The delay in issuance of Request for Information (RFI) for the procurement of single engine fighters for the Indian air force has led to speculation that twin engine fighter jets would be including in the procurement program.

Although, in October this year, Chief of the Indian Air Force (IAF) Air Chief Marshal BS Dhanoa, had clearly stated that the IAF was currently concentrating on the single-engine aircraft so as to make up the numbers with lower costs, speculation is rife that the yet to be issued RFI might see changes in the engine criteria to include twin engine fighters.

There is a requirement for twin-engine fighters down the road, but engines are "30% of the cost" of a twin, versus 10% of single engine fighters, Dhanoa had said.

India currently has 33 squadrons, much lower than the projected requirement of 44 fighter squadrons.

The defence ministry is not yet convinced with the air force argument for breaking up its requirements into two parts – a new single engine jet line and a different double engine jet programme, the Print news web portal reported quoting unnamed defense ministry sources as saying last Friday.

The defence ministry’s official strategic partnerships procedure does mention fighter jets as a priority project, but does not specify the number of engines as a selection criterion. However, India had earlier this year sought details from countries manufacturing fighter jets about details of single-engine aircraft. It plans to manufacture them in India under the 'Make in India' program.

On Saturday, Russian Sputnik news reported quoting unnamed sources that the Indian defense ministry wants an open fighter jet contest like the earlier medium multi-role combat aircraft (MMRCA) deal wherein the main criteria would be the technical capabilities of the jet not the number of engines paving way for the twin engine fighter jets.

"The government has not started any formal process for the proposed jet deal…not even finalized the request for information. The Indian Air Force always wanted a more capable fighter jet and if the government does away with the number of engine criteria then definitely twin-engine manufacturers will have the upper hand," Amit Cowshish, former financial advisor to the Indian defense ministry  was quoted as saying by Sputnik.

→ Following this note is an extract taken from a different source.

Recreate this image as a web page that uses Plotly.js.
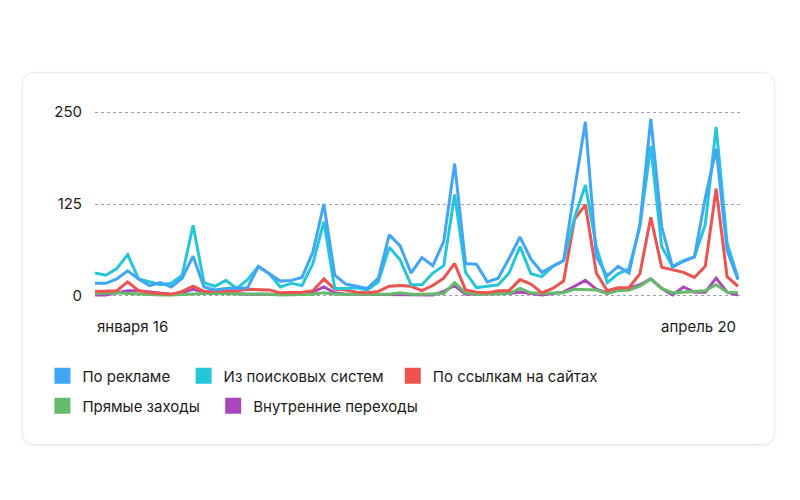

The IAF is scheduled to issue the tender under the strategic partnership model of the Defence Procurement Procedure (DPP) for selecting a single-engine fighter over a 100 of which will be built in India by a private sector player with technology transfer by the foreign original equipment manufacturer.

Manufacturers of single-engine aircraft such as Lockheed Martin and Saab have already kick-started their India campaign with tie-ups with local partners and identification of potential vendors.